Susu49 · 17/02/2022 23:30

A couple of times, I've come across mentions in fiction about London evacuees (children) not sleeping in beds but underneath them because beds were "for dead people".

I've never come across any factual reference to this in documentaries, history books or hearsay.

I'd love to know more about it, I'm sure it was true for some people but am really interested in who and why and when etc

Does anyone know?

OP posts:
Justyouwaitandseeagain · 17/02/2022 23:45

Meaning that by sleeping under your bed you have protection in the event of the house being bombed?

Susu49 · 17/02/2022 23:46

Oh, maybe! Hadn't thought of that.

I'd got the impression, though, that it was to do with poverty. Sheets and mattresses, etc, being an expensive luxury for many people.

OP posts:
ELCismyspiritnana · 17/02/2022 23:47

I agree with PP it’s because during the raids you would sleep under the bed to avoid the bombs/falling debris. If you slept in the bed you’d be gone if the house was bombed

Elleherd · 18/02/2022 08:54

People who didn't have an Anderson or Morrison shelter, often made the kids sleep under the bed as protection against falling rubble, as getting to a shelter during a raid was potentially as dangerous as staying put.
If you had a Morrison, (metal cage indoors) then the temptation was to sometimes just want a night in a bed. (Lots of men in particular got fed up with sleeping with the family and sexually inactivity as a result.)
'Beds are for the dead' was a riposte.

Elleherd · 18/02/2022 09:07

A lot was done to nudge peoples behaviors in the war and people were as happy to judge then as they are now.

Bit of anecdotal social history. Fil was discharged, badly disabled, into the middle of the London blitz. WC and poor accommodation. Unable to move he used to lie there yelling at MIL to get the baby into the public shelter, while she used to shelter under the table crying from fear but refusing, because she didn't want to 'leave him to die in his bed.'
She found the idea terribly shameful.
(She wouldn't get under the bed with the baby because the combined weight of FIL and rubble if the house came down, didn't make for a survival space.)

Staying in bed during nighttime air raids was seen as stupid, profligate, and bringing disaster on yourself, but quite a few people used to take the chance and attitude of 'if it's my turn, it's my turn.'
Fil had no choice in it, but it was still going against expected behavior.

Poor Fil who'd already been blown to bits doing his bit, felt horribly responsible for the potential death of Mil and baby, but Mil said she wouldn't be able to deal with the whispering going to the shelter would bring.

Omgnamechange · 18/02/2022 09:15

@Elleherd the stress of that situation sounds horrific. Night after night.

ThreeLocusts · 18/02/2022 09:59

Elleherd what a nightmare your in-laws had. I'm sorry.

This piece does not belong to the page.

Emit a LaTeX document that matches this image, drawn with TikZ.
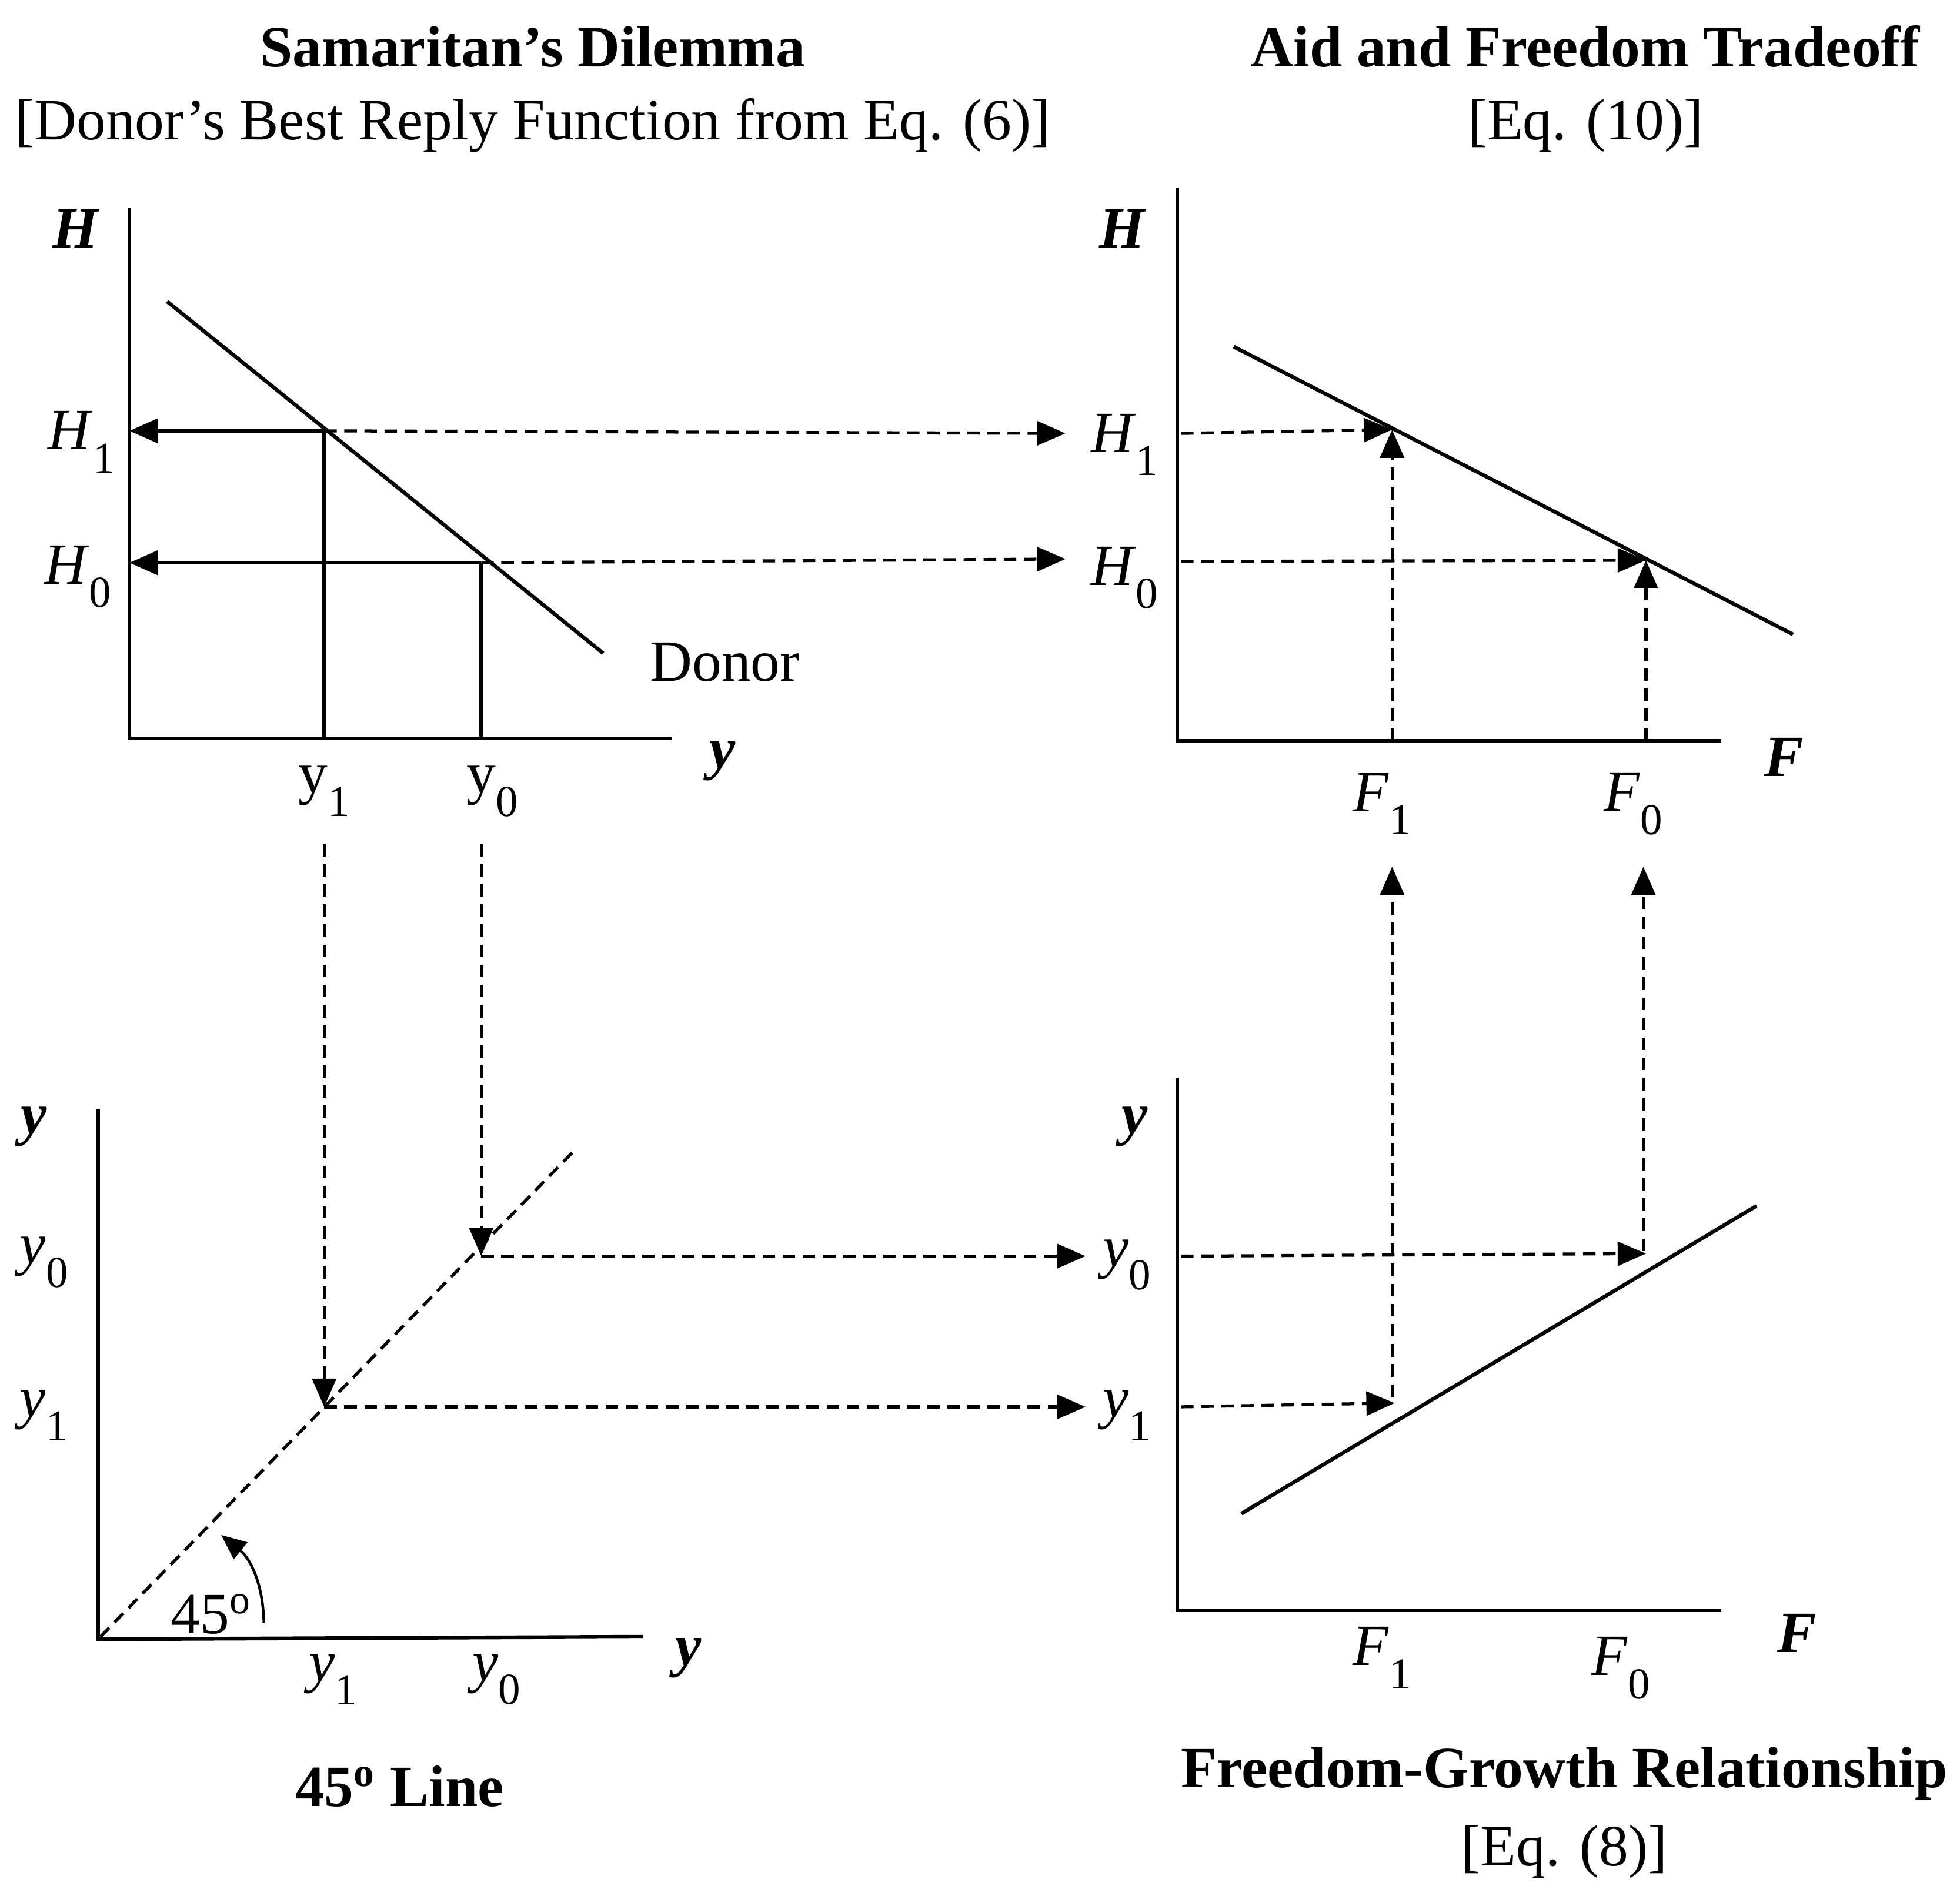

I'm German and this has made me realize for the first time what a disadvantage British victims of bombing were at due to the fact that so many buildings in the UK don't have cellars. They're nearly universal in Germany, and where everyone went during bombing raids. There were still heavy metal doors, supposedly fire-proof and inscribed 'Bombenkeller', in apartment block cellars in Berlin in the 1990s. Always gave me the creeps.

Even with cellars the raids were terrifying. In early 1945, a man who had survived several nights of bombings in his cellar in Cologne was staying at my grandfather's house in the countryside. When shelling started there (the SS trying to drive British troops back out), he flatly refused to get into the cellar. Just wasn't doing it again. He died that night.